# Description of the task
Exactly repeat the material, dropping only the pictures.

— start of Data —

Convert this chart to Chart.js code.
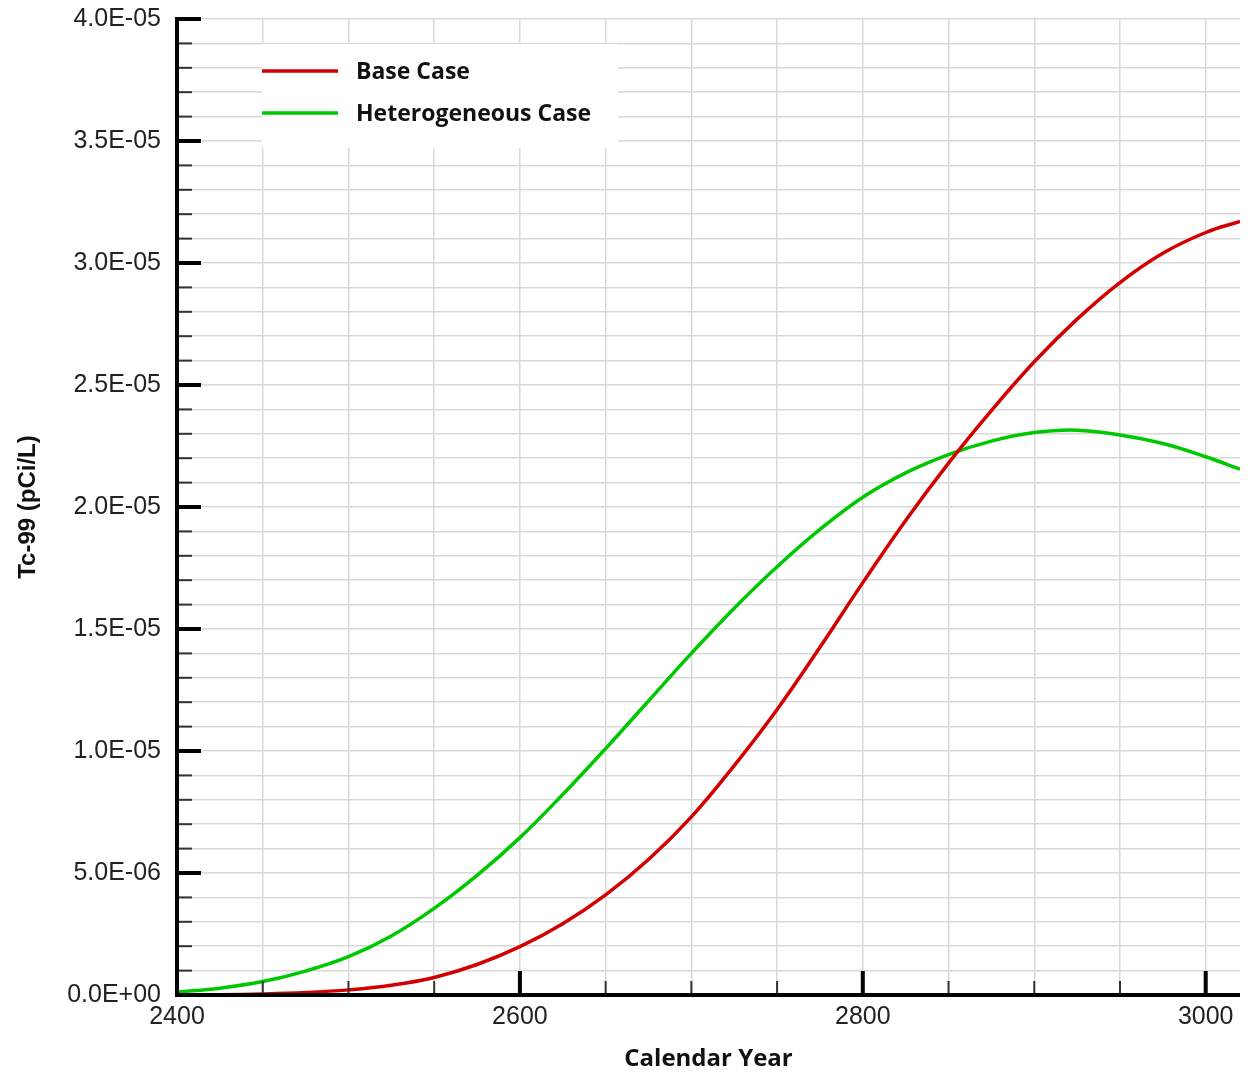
<!DOCTYPE html>
<html>
<head>
<meta charset="utf-8">
<title>Tc-99 concentration</title>
<script src="https://cdn.jsdelivr.net/npm/chart.js@4/dist/chart.umd.min.js"></script>
<style>
  html, body { margin: 0; padding: 0; background: #ffffff; }
  #wrap { width: 1248px; height: 1078px; }
</style>
</head>
<body>
<div id="wrap"><canvas id="c" width="1248" height="1078"></canvas></div>
<script>
// Calendar years sampled along both curves
const years = [2400, 2425, 2450, 2475, 2500, 2525, 2550, 2575, 2600, 2625, 2650, 2675, 2700,
               2725, 2750, 2775, 2800, 2825, 2850, 2875, 2900, 2925, 2950, 2975, 3000, 3020];

// Tc-99 concentration, pCi/L
const baseCase = [0.0e-6, 0.01e-6, 0.04e-6, 0.10e-6, 0.21e-6, 0.40e-6, 0.72e-6, 1.25e-6, 1.98e-6,
                  2.92e-6, 4.10e-6, 5.55e-6, 7.30e-6, 9.40e-6, 11.7e-6, 14.25e-6, 16.9e-6, 19.45e-6,
                  21.8e-6, 23.95e-6, 25.95e-6, 27.7e-6, 29.2e-6, 30.4e-6, 31.25e-6, 31.7e-6];
const heterogeneousCase = [0.12e-6, 0.28e-6, 0.55e-6, 0.98e-6, 1.57e-6, 2.42e-6, 3.55e-6, 4.90e-6, 6.45e-6,
                  8.22e-6, 10.1e-6, 12.05e-6, 14.0e-6, 15.85e-6, 17.55e-6, 19.08e-6, 20.4e-6, 21.4e-6,
                  22.15e-6, 22.7e-6, 23.05e-6, 23.15e-6, 22.95e-6, 22.6e-6, 22.06e-6, 21.55e-6];

const seriesNames = ['Base Case', 'Heterogeneous Case'];
const seriesColors = ['#d20000', '#00c800'];

// Axis ranges and tick spacing
const xMin = 2400, xMax = 3020, xMinorStep = 50;
const xLabelYears = [2400, 2600, 2800, 3000];
const yMin = 0, yMax = 4.0e-5, yMinorStep = 1.0e-6, yMajorEvery = 5;

const axisTitleX = 'Calendar Year';
const axisTitleY = 'Tc-99 (pCi/L)';

function toPoints(xs, ys) { return xs.map((x, i) => ({ x: x, y: ys[i] })); }

// 4.0E-05 style formatting
function sci(v) {
  if (Math.abs(v) < 1e-15) return '0.0E+00';
  let e = Math.floor(Math.log10(Math.abs(v)) + 1e-9);
  let m = v / Math.pow(10, e);
  if (Math.abs(m) >= 9.95) { m /= 10; e += 1; }
  return m.toFixed(1) + 'E' + (e < 0 ? '-' : '+') + String(Math.abs(e)).padStart(2, '0');
}

// Axis lines, inward tick marks and the boxed legend
const framePlugin = {
  id: 'frame',
  beforeDatasetsDraw(chart) {
    const ctx = chart.ctx, area = chart.chartArea;
    const bx = area.left + 85, by = area.top + 25, bw = 356, bh = 104;
    ctx.save();
    ctx.fillStyle = '#ffffff';
    ctx.fillRect(bx, by, bw, bh);
    ctx.font = 'bold 23px "Open Sans", sans-serif';
    ctx.textBaseline = 'middle';
    ctx.textAlign = 'left';
    chart.data.datasets.forEach((ds, i) => {
      const ly = by + 27 + i * 42;
      ctx.strokeStyle = ds.borderColor;
      ctx.lineWidth = 3.5;
      ctx.beginPath();
      ctx.moveTo(bx, ly);
      ctx.lineTo(bx + 76, ly);
      ctx.stroke();
      ctx.fillStyle = '#111111';
      ctx.fillText(ds.label, bx + 94, ly + 1);
    });
    ctx.restore();
  },
  afterDraw(chart) {
    const ctx = chart.ctx, area = chart.chartArea;
    const xs = chart.scales.x, ys = chart.scales.y;
    ctx.save();
    ctx.lineCap = 'butt';
    // y ticks
    const nY = Math.round((yMax - yMin) / yMinorStep);
    for (let k = 0; k <= nY; k++) {
      const py = ys.getPixelForValue(yMin + k * yMinorStep);
      const major = k % yMajorEvery === 0;
      ctx.lineWidth = major ? 4 : 2;
      ctx.strokeStyle = major ? '#000000' : '#333333';
      ctx.beginPath();
      ctx.moveTo(area.left, py);
      ctx.lineTo(area.left + (major ? 24 : 15), py);
      ctx.stroke();
    }
    // x ticks
    for (let yr = xMin; yr <= xMax; yr += xMinorStep) {
      const px = xs.getPixelForValue(yr);
      const major = xLabelYears.includes(yr);
      ctx.lineWidth = major ? 4 : 2;
      ctx.strokeStyle = major ? '#000000' : '#333333';
      ctx.beginPath();
      ctx.moveTo(px, area.bottom);
      ctx.lineTo(px, area.bottom - (major ? 24 : 14));
      ctx.stroke();
    }
    // axis lines
    ctx.strokeStyle = '#000000';
    ctx.lineWidth = 4;
    ctx.beginPath();
    ctx.moveTo(area.left, area.top - 2);
    ctx.lineTo(area.left, area.bottom);
    ctx.lineTo(area.right, area.bottom);
    ctx.stroke();
    ctx.restore();
  }
};

const tickFont = { family: '"Liberation Sans", Arial, sans-serif', size: 25 };

new Chart(document.getElementById('c'), {
  type: 'line',
  data: {
    datasets: [
      { label: seriesNames[0], data: toPoints(years, baseCase), borderColor: seriesColors[0],
        backgroundColor: seriesColors[0], borderWidth: 3.5, pointRadius: 0, fill: false,
        tension: 0.4 },
      { label: seriesNames[1], data: toPoints(years, heterogeneousCase), borderColor: seriesColors[1],
        backgroundColor: seriesColors[1], borderWidth: 3.5, pointRadius: 0, fill: false,
        tension: 0.4 }
    ]
  },
  options: {
    responsive: false,
    animation: false,
    devicePixelRatio: 1,
    layout: { padding: { left: 0, right: 8, top: 19, bottom: 0 } },
    plugins: { legend: { display: false }, tooltip: { enabled: false } },
    scales: {
      x: {
        type: 'linear',
        min: xMin, max: xMax,
        afterFit(scale) { scale.height = 83; scale.paddingLeft = 0; scale.paddingRight = 0; },
        border: { display: false },
        grid: { color: '#d9d9d9', lineWidth: 1.5, drawTicks: false },
        ticks: {
          stepSize: xMinorStep, includeBounds: false, autoSkip: false, maxRotation: 0,
          padding: 7, color: '#222222', font: tickFont,
          callback: (v) => xLabelYears.includes(Math.round(v)) ? String(Math.round(v)) : ''
        },
        title: {
          display: true, text: axisTitleX, color: '#111111',
          font: { family: '"Open Sans", sans-serif', size: 24, weight: 'bold' },
          padding: { top: 4, bottom: 4 }
        }
      },
      y: {
        type: 'linear',
        min: yMin, max: yMax,
        afterFit(scale) { scale.width = 177; scale.paddingTop = 0; scale.paddingBottom = 0; },
        border: { display: false },
        grid: { color: '#d9d9d9', lineWidth: 1.5, drawTicks: false },
        ticks: {
          stepSize: yMinorStep, autoSkip: false, padding: 16, color: '#222222', font: tickFont,
          callback: (v) => {
            const k = Math.round(v / yMinorStep);
            return k % yMajorEvery === 0 ? sci(k * yMinorStep) : '';
          }
        },
        title: {
          display: true, text: axisTitleY, color: '#111111',
          font: { family: '"Liberation Sans", Arial, sans-serif', size: 24, weight: 'bold' },
          padding: { top: 14, bottom: 14 }
        }
      }
    }
  },
  plugins: [framePlugin]
});
</script>
</body>
</html>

— end of Data —

# Correct response
Convert this chart to Chart.js code.
<!DOCTYPE html>
<html>
<head>
<meta charset="utf-8">
<title>Tc-99 concentration</title>
<script src="https://cdn.jsdelivr.net/npm/chart.js@4/dist/chart.umd.min.js"></script>
<style>
  html, body { margin: 0; padding: 0; background: #ffffff; }
  #wrap { width: 1248px; height: 1078px; }
</style>
</head>
<body>
<div id="wrap"><canvas id="c" width="1248" height="1078"></canvas></div>
<script>
// Calendar years sampled along both curves
const years = [2400, 2425, 2450, 2475, 2500, 2525, 2550, 2575, 2600, 2625, 2650, 2675, 2700,
               2725, 2750, 2775, 2800, 2825, 2850, 2875, 2900, 2925, 2950, 2975, 3000, 3020];

// Tc-99 concentration, pCi/L
const baseCase = [0.0e-6, 0.01e-6, 0.04e-6, 0.10e-6, 0.21e-6, 0.40e-6, 0.72e-6, 1.25e-6, 1.98e-6,
                  2.92e-6, 4.10e-6, 5.55e-6, 7.30e-6, 9.40e-6, 11.7e-6, 14.25e-6, 16.9e-6, 19.45e-6,
                  21.8e-6, 23.95e-6, 25.95e-6, 27.7e-6, 29.2e-6, 30.4e-6, 31.25e-6, 31.7e-6];
const heterogeneousCase = [0.12e-6, 0.28e-6, 0.55e-6, 0.98e-6, 1.57e-6, 2.42e-6, 3.55e-6, 4.90e-6, 6.45e-6,
                  8.22e-6, 10.1e-6, 12.05e-6, 14.0e-6, 15.85e-6, 17.55e-6, 19.08e-6, 20.4e-6, 21.4e-6,
                  22.15e-6, 22.7e-6, 23.05e-6, 23.15e-6, 22.95e-6, 22.6e-6, 22.06e-6, 21.55e-6];

const seriesNames = ['Base Case', 'Heterogeneous Case'];
const seriesColors = ['#d20000', '#00c800'];

// Axis ranges and tick spacing
const xMin = 2400, xMax = 3020, xMinorStep = 50;
const xLabelYears = [2400, 2600, 2800, 3000];
const yMin = 0, yMax = 4.0e-5, yMinorStep = 1.0e-6, yMajorEvery = 5;

const axisTitleX = 'Calendar Year';
const axisTitleY = 'Tc-99 (pCi/L)';

function toPoints(xs, ys) { return xs.map((x, i) => ({ x: x, y: ys[i] })); }

// 4.0E-05 style formatting
function sci(v) {
  if (Math.abs(v) < 1e-15) return '0.0E+00';
  let e = Math.floor(Math.log10(Math.abs(v)) + 1e-9);
  let m = v / Math.pow(10, e);
  if (Math.abs(m) >= 9.95) { m /= 10; e += 1; }
  return m.toFixed(1) + 'E' + (e < 0 ? '-' : '+') + String(Math.abs(e)).padStart(2, '0');
}

// Axis lines, inward tick marks and the boxed legend
const framePlugin = {
  id: 'frame',
  beforeDatasetsDraw(chart) {
    const ctx = chart.ctx, area = chart.chartArea;
    const bx = area.left + 85, by = area.top + 25, bw = 356, bh = 104;
    ctx.save();
    ctx.fillStyle = '#ffffff';
    ctx.fillRect(bx, by, bw, bh);
    ctx.font = 'bold 23px "Open Sans", sans-serif';
    ctx.textBaseline = 'middle';
    ctx.textAlign = 'left';
    chart.data.datasets.forEach((ds, i) => {
      const ly = by + 27 + i * 42;
      ctx.strokeStyle = ds.borderColor;
      ctx.lineWidth = 3.5;
      ctx.beginPath();
      ctx.moveTo(bx, ly);
      ctx.lineTo(bx + 76, ly);
      ctx.stroke();
      ctx.fillStyle = '#111111';
      ctx.fillText(ds.label, bx + 94, ly + 1);
    });
    ctx.restore();
  },
  afterDraw(chart) {
    const ctx = chart.ctx, area = chart.chartArea;
    const xs = chart.scales.x, ys = chart.scales.y;
    ctx.save();
    ctx.lineCap = 'butt';
    // y ticks
    const nY = Math.round((yMax - yMin) / yMinorStep);
    for (let k = 0; k <= nY; k++) {
      const py = ys.getPixelForValue(yMin + k * yMinorStep);
      const major = k % yMajorEvery === 0;
      ctx.lineWidth = major ? 4 : 2;
      ctx.strokeStyle = major ? '#000000' : '#333333';
      ctx.beginPath();
      ctx.moveTo(area.left, py);
      ctx.lineTo(area.left + (major ? 24 : 15), py);
      ctx.stroke();
    }
    // x ticks
    for (let yr = xMin; yr <= xMax; yr += xMinorStep) {
      const px = xs.getPixelForValue(yr);
      const major = xLabelYears.includes(yr);
      ctx.lineWidth = major ? 4 : 2;
      ctx.strokeStyle = major ? '#000000' : '#333333';
      ctx.beginPath();
      ctx.moveTo(px, area.bottom);
      ctx.lineTo(px, area.bottom - (major ? 24 : 14));
      ctx.stroke();
    }
    // axis lines
    ctx.strokeStyle = '#000000';
    ctx.lineWidth = 4;
    ctx.beginPath();
    ctx.moveTo(area.left, area.top - 2);
    ctx.lineTo(area.left, area.bottom);
    ctx.lineTo(area.right, area.bottom);
    ctx.stroke();
    ctx.restore();
  }
};

const tickFont = { family: '"Liberation Sans", Arial, sans-serif', size: 25 };

new Chart(document.getElementById('c'), {
  type: 'line',
  data: {
    datasets: [
      { label: seriesNames[0], data: toPoints(years, baseCase), borderColor: seriesColors[0],
        backgroundColor: seriesColors[0], borderWidth: 3.5, pointRadius: 0, fill: false,
        tension: 0.4 },
      { label: seriesNames[1], data: toPoints(years, heterogeneousCase), borderColor: seriesColors[1],
        backgroundColor: seriesColors[1], borderWidth: 3.5, pointRadius: 0, fill: false,
        tension: 0.4 }
    ]
  },
  options: {
    responsive: false,
    animation: false,
    devicePixelRatio: 1,
    layout: { padding: { left: 0, right: 8, top: 19, bottom: 0 } },
    plugins: { legend: { display: false }, tooltip: { enabled: false } },
    scales: {
      x: {
        type: 'linear',
        min: xMin, max: xMax,
        afterFit(scale) { scale.height = 83; scale.paddingLeft = 0; scale.paddingRight = 0; },
        border: { display: false },
        grid: { color: '#d9d9d9', lineWidth: 1.5, drawTicks: false },
        ticks: {
          stepSize: xMinorStep, includeBounds: false, autoSkip: false, maxRotation: 0,
          padding: 7, color: '#222222', font: tickFont,
          callback: (v) => xLabelYears.includes(Math.round(v)) ? String(Math.round(v)) : ''
        },
        title: {
          display: true, text: axisTitleX, color: '#111111',
          font: { family: '"Open Sans", sans-serif', size: 24, weight: 'bold' },
          padding: { top: 4, bottom: 4 }
        }
      },
      y: {
        type: 'linear',
        min: yMin, max: yMax,
        afterFit(scale) { scale.width = 177; scale.paddingTop = 0; scale.paddingBottom = 0; },
        border: { display: false },
        grid: { color: '#d9d9d9', lineWidth: 1.5, drawTicks: false },
        ticks: {
          stepSize: yMinorStep, autoSkip: false, padding: 16, color: '#222222', font: tickFont,
          callback: (v) => {
            const k = Math.round(v / yMinorStep);
            return k % yMajorEvery === 0 ? sci(k * yMinorStep) : '';
          }
        },
        title: {
          display: true, text: axisTitleY, color: '#111111',
          font: { family: '"Liberation Sans", Arial, sans-serif', size: 24, weight: 'bold' },
          padding: { top: 14, bottom: 14 }
        }
      }
    }
  },
  plugins: [framePlugin]
});
</script>
</body>
</html>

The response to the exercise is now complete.